Ce sympathique carnassier m'a accompagné un bon moment, me fixant de son oeil taquin.

Suis assez content qu'il y ait une vitre entre eux et moi.

Un dugong (ou un lamantin, je ne sais plus), adorable grosse vache de mer qui broute paisiblement. Dans un autre bassin que le précédent, évidemment.

L'heure de la bouffe: caché au milieu de la mêlée, un plongeur.

Il n'y a pas beaucoup d'animaux plus simples que les méduses, mais il n'y en a pas non plus beaucoup de plus beaux.



Les sirènes du port de Singapour ne chantent qu’une seule mélodie, l’hymne du fric triomphant.



On dit que Singapour est la Suisse de l’Asie, c’est faux - à côté de Singapour, la Suisse est un joyeux foutoir anarcho-libertaire et communiste, et je ne crois pas qu'elle puisse un jour espérer rivaliser, surtout avec sa future composition éthnique - et tant mieux.


Au bord du nervous breakdown je tente l'excursion a la Villa Haw Par, construite par l’entrepreneur chinois Aw Boon Haw, richissime inventeur du Baume du Tigre, pour son frère Boon Par. Grands communicateurs avant la lettre, les frères avaient le sens de la pub: leurs voitures étaient peintes de rayures jaunes et noires avec une grande tête de tigre rugissante à l’avant, et en en 1937 , Haw décida de transformer sa propriété en une sorte de parc d’attraction basé sur les légendes et la mythologie chinoise en la remplissant des centaines de sculptures quasi grandeur nature. Le résultat est sans doute l’endroit le plus surréaliste que j’ai jamais vu, une sorte version asiatique du jardin du Facteur Cheval, un délire multicolore totalement psychédélique et plus qu'étrange. Le point fort en est sans conteste la représentation ultra sanguinolante, dans un tunnel creusé dans une montagne artificiel, de l’enfer selon la vision chinoise. Passé la porte gardée par deux divinités monstrueuses, on voit les morts (qui n'en mènent pas large, vu ce qui les attend) jugés par un vieux barbichus à l’air peu commode, et les pêcheurs (soit 99,99 du total, à mon avis, au vu de la liste des actes considérés comme des pêchés) sont ensuite envoyés dans les dix cercles correspondant à leurs vices et à leurs actes terrestres. Suit une série de scènes de tortures aussi effroyables que diverses, où on reconnaît bien la créativité asiatique. Brûlés vifs par des démons grimaçants, étripés, écartelés, broyés, dévorés par des chiens, empalés, et évidemment bien incapables de mourir puisque déja morts. Ouille.

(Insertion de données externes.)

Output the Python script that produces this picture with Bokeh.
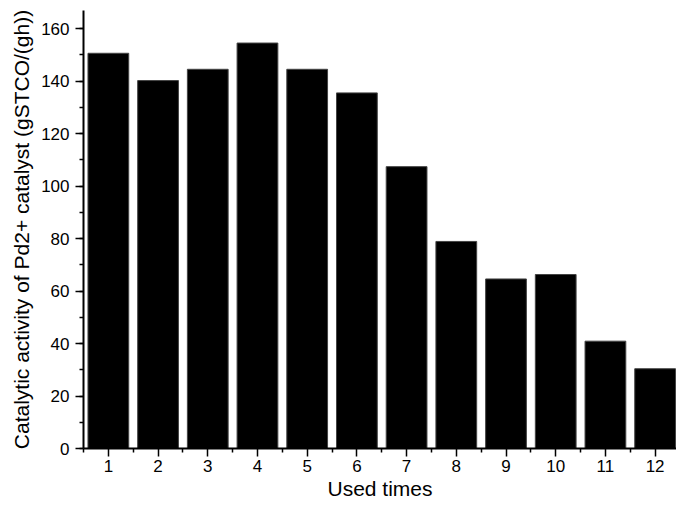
from bokeh.plotting import figure
from bokeh.models import Range1d, FixedTicker, SingleIntervalTicker, ColumnDataSource
from bokeh.embed import file_html
from bokeh.resources import INLINE

# Catalytic activity of the Pd2+ catalyst over repeated use
used_times = [1, 2, 3, 4, 5, 6, 7, 8, 9, 10, 11, 12]
activity = [150.6, 140.2, 144.5, 154.5, 144.5, 135.5, 107.4, 78.9, 64.6, 66.3, 40.9, 30.4]
tick_labels = [str(t) for t in used_times]

FONT = "Liberation Sans"

source = ColumnDataSource(data=dict(x=used_times, y=activity))

p = figure(
    width=676, height=505,
    x_range=Range1d(0.5, 12.43), y_range=Range1d(0, 166.9),
    output_backend="svg", toolbar_location=None,
    min_border_left=83, min_border_right=0, min_border_top=10, min_border_bottom=57,
)
p.outline_line_color = None
p.xgrid.visible = False
p.ygrid.visible = False
p.background_fill_color = "white"
p.border_fill_color = "white"

p.vbar(x="x", top="y", width=0.82, bottom=0, source=source,
       fill_color="black", line_color="#444444", line_width=1)

# x axis: integer ticks with minor ticks between the bars
p.xaxis.ticker = FixedTicker(ticks=used_times,
                             minor_ticks=[t - 0.5 for t in used_times] + [12.5])
p.xaxis.major_label_overrides = {t: lab for t, lab in zip(used_times, tick_labels)}
p.xaxis.axis_label = "Used times"

# y axis: labelled every 20, minor every 10
p.yaxis.ticker = SingleIntervalTicker(interval=20, num_minor_ticks=2)
p.yaxis.axis_label = "Catalytic activity of Pd2+ catalyst (gSTCO/(gh))"

for ax in (p.xaxis, p.yaxis):
    ax.axis_line_width = 2
    ax.axis_line_color = "black"
    ax.major_tick_line_width = 1.5
    ax.minor_tick_line_width = 1.5
    ax.major_tick_line_color = "black"
    ax.minor_tick_line_color = "black"
    ax.major_tick_out = 8
    ax.major_tick_in = 0
    ax.minor_tick_out = 4
    ax.minor_tick_in = 0
    ax.major_label_text_font = FONT
    ax.major_label_text_font_size = "17px"
    ax.major_label_text_color = "black"
    ax.axis_label_text_font = FONT
    ax.axis_label_text_font_size = "21px"
    ax.axis_label_text_font_style = "normal"
    ax.axis_label_text_color = "black"

p.xaxis.major_label_standoff = 3
p.xaxis.axis_label_standoff = 2
p.yaxis.major_label_standoff = 6
p.yaxis.axis_label_standoff = 5

open("out.html", "w").write(file_html(p, INLINE))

Jetés dans de lave en fusion: aïe!

Attachés à une chaudière rougeoyante: ouch!

Découpés en morceaux: argh!

J’imagine bien les générations de petits Chinois de Singapour que leurs parents ont amenés ici pour leur montrer ce qui leur arriverait s’ils ne faisaient pas leurs devoirs et qui en sont ressortis traumatisés à vie…

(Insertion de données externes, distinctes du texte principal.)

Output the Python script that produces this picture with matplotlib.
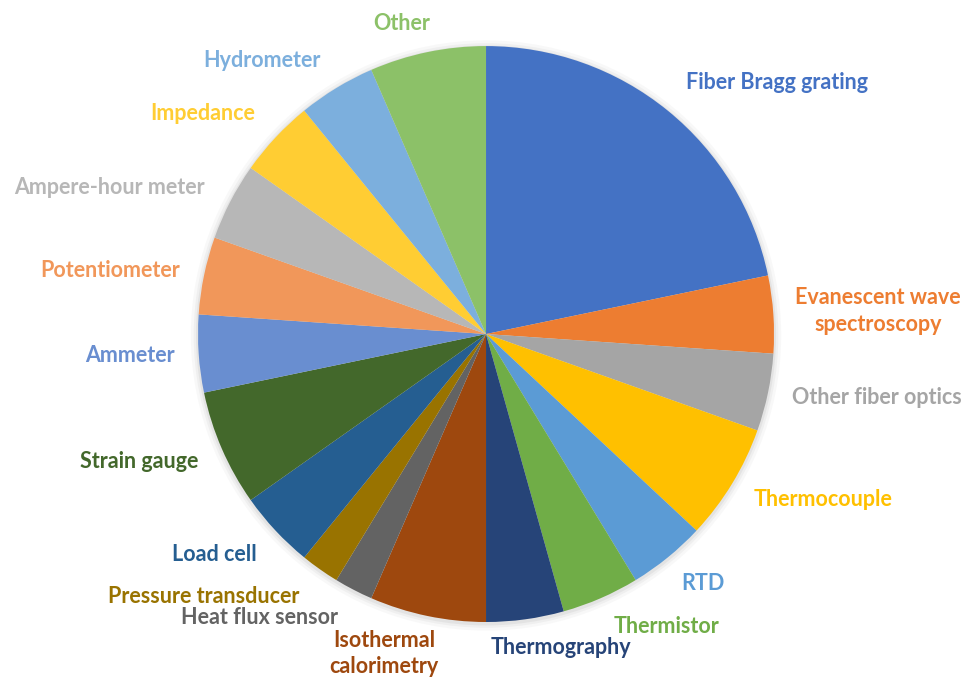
import matplotlib.pyplot as plt
from matplotlib.patches import Circle

labels = ['Fiber Bragg grating', 'Evanescent wave\nspectroscopy', 'Other fiber optics',
          'Thermocouple', 'RTD', 'Thermistor', 'Thermography', 'Isothermal\ncalorimetry',
          'Heat flux sensor', 'Pressure transducer', 'Load cell', 'Strain gauge',
          'Ammeter', 'Potentiometer', 'Ampere-hour meter', 'Impedance', 'Hydrometer', 'Other']
counts = [10, 2, 2, 3, 2, 2, 2, 3, 1, 1, 2, 3, 2, 2, 2, 2, 2, 3]
colors = ['#4472C4', '#ED7D31', '#A5A5A5', '#FFC000', '#5B9BD5', '#70AD47',
          '#264478', '#9E480E', '#636363', '#997300', '#255E91', '#43682B',
          '#698ED0', '#F1975A', '#B7B7B7', '#FFCD33', '#7CAFDD', '#8CC168']

# label centres (pie radius = 1)
label_pos = [(1.010, 0.872), (1.361, 0.080), (1.358, -0.222), (1.170, -0.573),
             (0.753, -0.865), (0.628, -1.014), (0.260, -1.087), (-0.354, -1.108),
             (-0.788, -0.986), (-0.979, -0.913), (-0.944, -0.767), (-1.205, -0.444),
             (-1.236, -0.073), (-1.306, 0.222), (-1.306, 0.510), (-0.983, 0.767),
             (-0.778, 0.951), (-0.292, 1.080)]

fig = plt.figure(figsize=(9.67, 6.77), dpi=100)
ax = fig.add_axes([0, 0, 1, 1])

# soft shadow
for r, a in [(1.025, 0.05), (1.015, 0.07), (1.007, 0.10)]:
    ax.add_patch(Circle((0, -0.005), r, color='gray', alpha=a, lw=0, zorder=0))

ax.pie(counts, colors=colors, startangle=90, counterclock=False, radius=1,
       wedgeprops=dict(linewidth=0))

for lab, (x, y), c in zip(labels, label_pos, colors):
    ax.text(x, y, lab, color=c, ha='center', va='center', fontsize=15.5,
            fontweight='bold', family='Lato', linespacing=1.3)

ax.set_xlim(-1.6875, 1.670)
ax.set_ylim(-1.191, 1.160)
ax.set_aspect('auto')
ax.axis('off')

plt.savefig('out.png', dpi=100)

Mais finalement la vision chinoise de l'enfer est malgré tout moins cruelle que la chrétienne, puisqu'ici pas question de damnation éternelle (qui est vraiment très longue, surtout vers la fin, comme l'a dit Woody Allen): après en avoir bien bavés, les morts sont renvoyés pour un tour sur terre, leurs souvenirs effacés.

Le reste du parc n’est pas piqué des vers non plus. Certaines scènes représentent des légendes taoïstes assez compliquées où un moine héroïque accompagné de son cheval magique et de son singe-valet affrontent des sœurs maléfiques et transformistes, des dragons et divers démons pour récupérer je ne sais plus quel livre sacré.

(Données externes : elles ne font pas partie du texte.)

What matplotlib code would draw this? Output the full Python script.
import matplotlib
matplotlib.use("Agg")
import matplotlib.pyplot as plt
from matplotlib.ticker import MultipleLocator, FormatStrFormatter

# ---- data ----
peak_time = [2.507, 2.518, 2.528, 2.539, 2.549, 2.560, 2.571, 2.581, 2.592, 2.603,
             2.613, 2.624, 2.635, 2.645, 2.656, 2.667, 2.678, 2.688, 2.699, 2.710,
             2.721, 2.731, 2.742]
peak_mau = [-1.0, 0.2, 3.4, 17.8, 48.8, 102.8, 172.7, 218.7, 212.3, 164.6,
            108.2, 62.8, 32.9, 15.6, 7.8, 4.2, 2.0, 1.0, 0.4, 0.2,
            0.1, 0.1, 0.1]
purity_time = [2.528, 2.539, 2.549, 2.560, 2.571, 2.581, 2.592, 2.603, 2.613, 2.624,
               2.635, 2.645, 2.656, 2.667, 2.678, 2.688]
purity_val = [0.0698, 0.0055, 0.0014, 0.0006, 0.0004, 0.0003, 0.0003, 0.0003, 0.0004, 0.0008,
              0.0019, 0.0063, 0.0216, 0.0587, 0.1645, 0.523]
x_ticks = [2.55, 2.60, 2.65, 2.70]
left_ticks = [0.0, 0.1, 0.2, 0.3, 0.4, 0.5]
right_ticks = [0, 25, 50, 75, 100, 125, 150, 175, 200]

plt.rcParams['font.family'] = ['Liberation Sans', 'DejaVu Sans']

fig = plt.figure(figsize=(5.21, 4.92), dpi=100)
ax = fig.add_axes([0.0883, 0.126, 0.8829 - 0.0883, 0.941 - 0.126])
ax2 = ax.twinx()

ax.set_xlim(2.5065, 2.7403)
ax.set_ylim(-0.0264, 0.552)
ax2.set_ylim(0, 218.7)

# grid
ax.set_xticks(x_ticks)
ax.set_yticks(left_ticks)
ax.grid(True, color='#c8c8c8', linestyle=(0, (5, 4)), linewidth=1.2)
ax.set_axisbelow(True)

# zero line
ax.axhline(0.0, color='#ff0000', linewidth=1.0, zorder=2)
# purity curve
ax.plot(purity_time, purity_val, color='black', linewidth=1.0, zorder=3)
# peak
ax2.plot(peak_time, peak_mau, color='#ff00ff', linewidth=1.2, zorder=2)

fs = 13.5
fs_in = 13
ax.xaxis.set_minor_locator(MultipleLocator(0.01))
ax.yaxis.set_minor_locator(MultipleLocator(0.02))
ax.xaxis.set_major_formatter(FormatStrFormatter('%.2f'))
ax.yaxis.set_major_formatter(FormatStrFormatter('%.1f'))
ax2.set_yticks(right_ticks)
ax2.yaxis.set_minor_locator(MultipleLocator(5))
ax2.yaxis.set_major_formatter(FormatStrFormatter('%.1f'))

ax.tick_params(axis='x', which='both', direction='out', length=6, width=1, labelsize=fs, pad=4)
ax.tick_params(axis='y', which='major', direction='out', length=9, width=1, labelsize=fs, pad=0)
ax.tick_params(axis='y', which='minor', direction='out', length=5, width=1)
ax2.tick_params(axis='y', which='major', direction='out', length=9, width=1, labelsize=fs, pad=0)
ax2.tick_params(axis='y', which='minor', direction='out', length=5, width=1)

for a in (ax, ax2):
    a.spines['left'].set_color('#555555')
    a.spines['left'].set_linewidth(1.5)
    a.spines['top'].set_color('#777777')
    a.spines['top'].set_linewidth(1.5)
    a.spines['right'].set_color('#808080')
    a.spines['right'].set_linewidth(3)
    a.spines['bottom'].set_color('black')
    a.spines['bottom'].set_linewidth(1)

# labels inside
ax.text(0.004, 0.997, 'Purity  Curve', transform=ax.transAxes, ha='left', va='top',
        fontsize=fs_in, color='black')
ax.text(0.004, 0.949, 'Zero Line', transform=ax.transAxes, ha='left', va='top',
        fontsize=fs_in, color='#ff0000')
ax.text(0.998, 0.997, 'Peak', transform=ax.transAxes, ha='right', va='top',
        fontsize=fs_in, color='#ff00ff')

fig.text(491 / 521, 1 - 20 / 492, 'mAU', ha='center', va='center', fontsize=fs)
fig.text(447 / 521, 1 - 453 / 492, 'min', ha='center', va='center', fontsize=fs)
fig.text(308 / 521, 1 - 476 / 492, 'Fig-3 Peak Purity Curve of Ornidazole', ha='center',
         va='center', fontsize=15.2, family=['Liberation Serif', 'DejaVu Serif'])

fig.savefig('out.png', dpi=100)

D’autres sont tellement barrées qu’on se demande vraiment ce que prenaient ces Chinois allumés: ici une scène bien sanglante de la guerre des lapins blancs, des rats et des hamsters, apparemment. Apprécier le rat égorgé et amputé au premier plan…

Heureusement les sauveteurs ne sont pas loin. Ouf, la morale est sauve. Allons mon gars, un coup de Baume du Tigre et il n’y paraîtra plus.

Ici, euh… une tortue cornue… et un crapaud à casquette… à dos d’autruche???

Scène de la vie quotidienne d'un couple de cerfs gay et modernes.